__DATASET SECTION__
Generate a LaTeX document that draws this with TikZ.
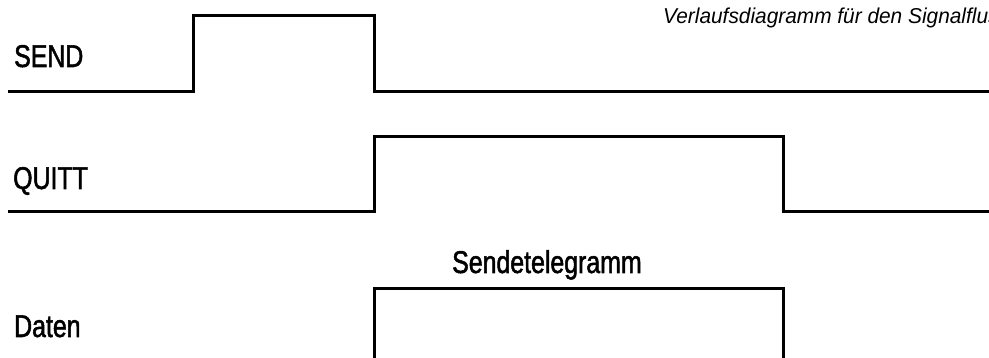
\documentclass[tikz,border=0pt]{standalone}
\usepackage{fontspec}
\setmainfont{Liberation Sans}
\newfontfamily\labelfont[FakeStretch=0.79,FakeBold=1.6]{Liberation Sans}
\newfontfamily\titlefont[FakeStretch=0.97]{Liberation Sans}
\begin{document}
\begin{tikzpicture}[x=1pt,y=-1pt,
  wave/.style={line width=3pt, line join=miter},
  siglabel/.style={anchor=base west, inner sep=0pt, font=\labelfont\fontsize{31.5}{31.5}\selectfont},
  titlelabel/.style={anchor=base west, inner sep=0pt, font=\titlefont\itshape\fontsize{21.5}{21.5}\selectfont}]
\useasboundingbox (0,0) rectangle (989,358);
% SEND
\draw[wave] (8,92) -- (193,92) -- (193,16) -- (374,16) -- (374,92) -- (989,92);
% QUITT
\draw[wave] (8,212) -- (374,212) -- (374,137) -- (783,137) -- (783,212) -- (989,212);
% Daten
\draw[wave] (374,360) -- (374,289) -- (783,289) -- (783,360);
\node[siglabel] (send) at (14,67) {SEND};
\node[siglabel] (quitt) at (13,189) {QUITT};
\node[siglabel] (daten) at (14,337) {Daten};
\node[siglabel] (tel) at (452,273) {Sendetelegramm};
\node[titlelabel] (title) at (663,24) {Verlaufsdiagramm für den Signalfluss};
\end{tikzpicture}
\end{document}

__WORK REQUIRED__
Make an exact copy of the listing above. Do not include the pictures.

__FULL SOLUTION__
Generate a LaTeX document that draws this with TikZ.
\documentclass[tikz,border=0pt]{standalone}
\usepackage{fontspec}
\setmainfont{Liberation Sans}
\newfontfamily\labelfont[FakeStretch=0.79,FakeBold=1.6]{Liberation Sans}
\newfontfamily\titlefont[FakeStretch=0.97]{Liberation Sans}
\begin{document}
\begin{tikzpicture}[x=1pt,y=-1pt,
  wave/.style={line width=3pt, line join=miter},
  siglabel/.style={anchor=base west, inner sep=0pt, font=\labelfont\fontsize{31.5}{31.5}\selectfont},
  titlelabel/.style={anchor=base west, inner sep=0pt, font=\titlefont\itshape\fontsize{21.5}{21.5}\selectfont}]
\useasboundingbox (0,0) rectangle (989,358);
% SEND
\draw[wave] (8,92) -- (193,92) -- (193,16) -- (374,16) -- (374,92) -- (989,92);
% QUITT
\draw[wave] (8,212) -- (374,212) -- (374,137) -- (783,137) -- (783,212) -- (989,212);
% Daten
\draw[wave] (374,360) -- (374,289) -- (783,289) -- (783,360);
\node[siglabel] (send) at (14,67) {SEND};
\node[siglabel] (quitt) at (13,189) {QUITT};
\node[siglabel] (daten) at (14,337) {Daten};
\node[siglabel] (tel) at (452,273) {Sendetelegramm};
\node[titlelabel] (title) at (663,24) {Verlaufsdiagramm für den Signalfluss};
\end{tikzpicture}
\end{document}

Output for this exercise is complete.